The Arab world is a deep mystery to many Americans. Many of us see only women in burkas and strange-looking men in robes and beards. On June 10, a new movie is being released that goes a small but significant way toward shining a light into the darkness of the American mind. The film is called Just Like Us. It was directed by stand-up comedian Ahmed Ahmed, who shows us a facet of the Middle East that is not often discussed in the mass media. Ahmed takes us on a whirlwind tour of the comedy club circuit from Dubai to Beirut to Riyadh to Cairo. The movie is funny, enlightening, and I'll bet quite surprising to a Western audience.
Everybody loves to laugh, but comedy can do more than make us chuckle; like good fiction, it can take us beyond identity politics. To really get to know other people, we must approach them -- whether they live across the street or across the world -- as individuals instead of representatives of social, political, or ethnic groups. No one makes this point better than Turkish novelist Elif Shafak, who often discusses the power of storytelling and its capacity to bring us outside and beyond what she calls our parochial "circles." I suggest that stand-up comedy can have similar power when in the hands of smart and compassionate comedians, for what Shafak says about fiction goes double for comedy because it is so much more accessible to so many more people, and I believe that Just Like Us proves my point.

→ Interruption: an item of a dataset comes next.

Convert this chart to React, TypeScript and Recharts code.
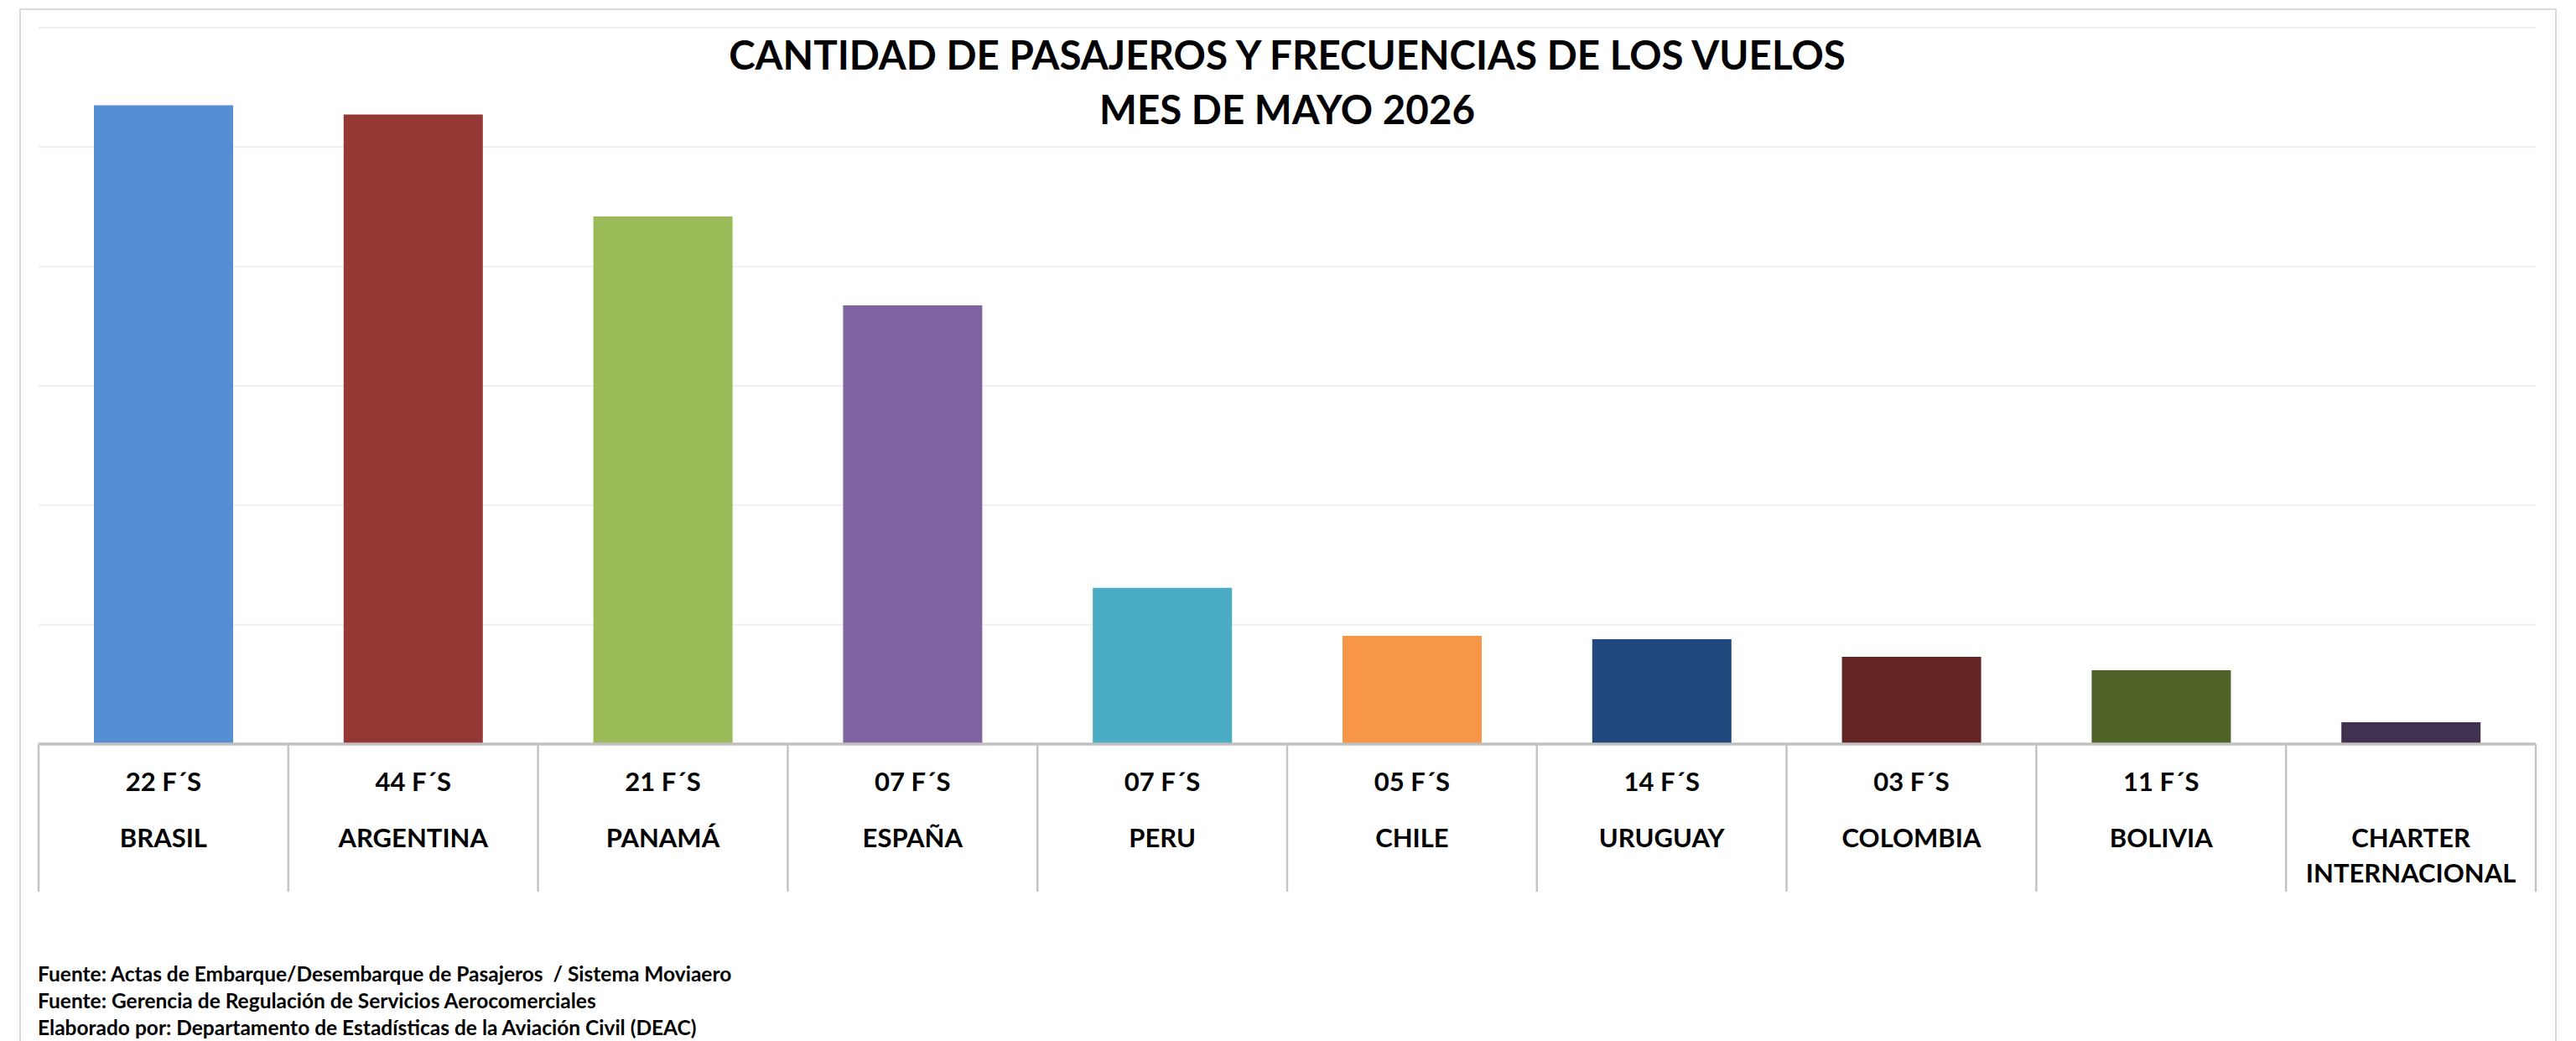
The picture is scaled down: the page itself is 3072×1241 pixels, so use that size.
import React from 'react';
import { BarChart, Bar, XAxis, YAxis, CartesianGrid, Cell } from 'recharts';

const countries = ['BRASIL', 'ARGENTINA', 'PANAMÁ', 'ESPAÑA', 'PERU', 'CHILE', 'URUGUAY', 'COLOMBIA', 'BOLIVIA', 'CHARTER INTERNACIONAL'];
const frequencies = ['22 F´S', '44 F´S', '21 F´S', '07 F´S', '07 F´S', '05 F´S', '14 F´S', '03 F´S', '11 F´S', ''];
const passengers = [26750, 26360, 22100, 18370, 6540, 4530, 4390, 3650, 3090, 910];
const barColors = ['#558ED5', '#953735', '#9BBB59', '#8064A2', '#4BACC6', '#F79646', '#1F497D', '#632523', '#4F6228', '#403151'];
const yTicks = [0, 5000, 10000, 15000, 20000, 25000, 30000];

const titleLines = ['CANTIDAD DE PASAJEROS Y FRECUENCIAS DE LOS VUELOS', 'MES DE MAYO 2026'];
const notes = [
    'Fuente: Actas de Embarque/Desembarque de Pasajeros  / Sistema Moviaero',
    'Fuente: Gerencia de Regulación de Servicios Aerocomerciales',
    'Elaborado por: Departamento de Estadísticas de la Aviación Civil (DEAC)',
];

const data = countries.map((name, i) => ({
    name,
    freq: frequencies[i],
    value: passengers[i],
}));

const FONT = 'Lato, "Open Sans", sans-serif';
const W = 3072;
const H = 1241;
const margin = { top: 33, right: 48, left: 46, bottom: 0 };
const AXIS_H = 354;

const CategoryTick = (props: any) => {
    const { x, y, payload, index } = props;
    const half = payload?.offset || (W - margin.left - margin.right) / countries.length / 2;
    const row = data[index] || { freq: '', name: payload.value };
    const words = String(payload.value).split(' ');
    return (
        <g>
            <line x1={x - half} x2={x - half} y1={y} y2={y + 176} stroke="#c4c4c4" strokeWidth={2.5} />
            {index === countries.length - 1 && (
                <line x1={x + half} x2={x + half} y1={y} y2={y + 176} stroke="#c4c4c4" strokeWidth={2.5} />
            )}
            {row.freq && (
                <text x={x} y={y + 56} textAnchor="middle" fontFamily={FONT} fontWeight={700} fontSize={31} fill="#000">
                    {row.freq}
                </text>
            )}
            {words.length > 1 ? (
                words.map((w, i) => (
                    <text key={w} x={x} y={y + 123 + i * 42} textAnchor="middle" fontFamily={FONT} fontWeight={700} fontSize={31} fill="#000">
                        {w}
                    </text>
                ))
            ) : (
                <text x={x} y={y + 123} textAnchor="middle" fontFamily={FONT} fontWeight={700} fontSize={31} fill="#000">
                    {payload.value}
                </text>
            )}
        </g>
    );
};

export default function App() {
    return (
        <div style={{ position: 'absolute', left: 0, top: 0, width: W, height: H, background: '#fff', overflow: 'hidden' }}>
            <div
                style={{
                    position: 'absolute',
                    left: 23,
                    top: 10,
                    width: 3026,
                    height: 1250,
                    border: '2px solid #d9d9d9',
                    boxSizing: 'border-box',
                }}
            />
            <div style={{ position: 'absolute', left: 0, top: 0 }}>
                <BarChart width={W} height={H} data={data} margin={margin}>
                    <CartesianGrid vertical={false} stroke="#efefef" strokeWidth={2} />
                    <YAxis hide domain={[0, 30000]} ticks={yTicks} />
                    <XAxis
                        dataKey="name"
                        height={AXIS_H}
                        interval={0}
                        tickLine={false}
                        tickSize={0}
                        tickMargin={0}
                        axisLine={{ stroke: '#c0c0c0', strokeWidth: 3.5 }}
                        tick={<CategoryTick />}
                    />
                    <Bar dataKey="value" barSize={166} isAnimationActive={false}>
                        {data.map((d, i) => (
                            <Cell key={d.name} fill={barColors[i]} />
                        ))}
                    </Bar>
                </BarChart>
            </div>
            <svg width={W} height={H} style={{ position: 'absolute', left: 0, top: 0, pointerEvents: 'none' }}>
                {titleLines.map((t, i) => (
                    <text key={t} x={1535} y={83 + i * 65} textAnchor="middle" fontFamily={FONT} fontWeight={700} fontSize={47.5} fill="#000">
                        {t}
                    </text>
                ))}
                {notes.map((n, i) => (
                    <text key={n} x={45} y={1170 + i * 32} fontFamily={FONT} fontWeight={700} fontSize={24.5} fill="#000" style={{ whiteSpace: 'pre' }}>
                        {n}
                    </text>
                ))}
            </svg>
        </div>
    );
}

Shafak is not in the movie, but while watching it, I couldn't stop thinking about her. She reminds us that we all live within cultural circles of one kind or another, and these circles tend to isolate us from those of other cultures, nationalities, religious affiliations, etc., who are likewise huddled within their own circles. When we are confined within our own circle, all the other people we interact with are mirror images of ourselves. Such a limited perspective creates a cocoon of ignorance and the tendency to identify people outside the circle in stereotypical ways. These walls we build up around ourselves create the danger of drying up our souls by preventing us from seeing and feeling our shared humanity with all people. One way to transcend these boundaries and travel beyond them is to read quality fiction: "When we are reading a good novel," Shafak tells us, "we leave our small cozy apartments behind, go out into the night alone, and start getting to know people we have never seen before and perhaps have even been biased against."
"Go out into the night." Those words remind me of my time in New York City, when I would often venture into comedy clubs to hear a wide variety of "wild and crazy" guys and gals talk about their lives, their jobs, their families -- usually in self-deprecating and always funny ways. It was encouraging to see the people in Ahmed's movie doing the same thing. It reminded me that in many ways we are all the same, whether we live in New York, Peoria, or Riyadh. As one person says in the film, "We laugh at ourselves, the rest of the world will laugh with us."
Just Like Us has the power to transport American viewers into a circle that many of us have never stepped into before. It takes us to places that are strange and unfamiliar, and reveals a world we cannot see when we look only into our own mirrors. The film opens in New York and Los Angeles on June 10 and makes its way to other selected cities a week later.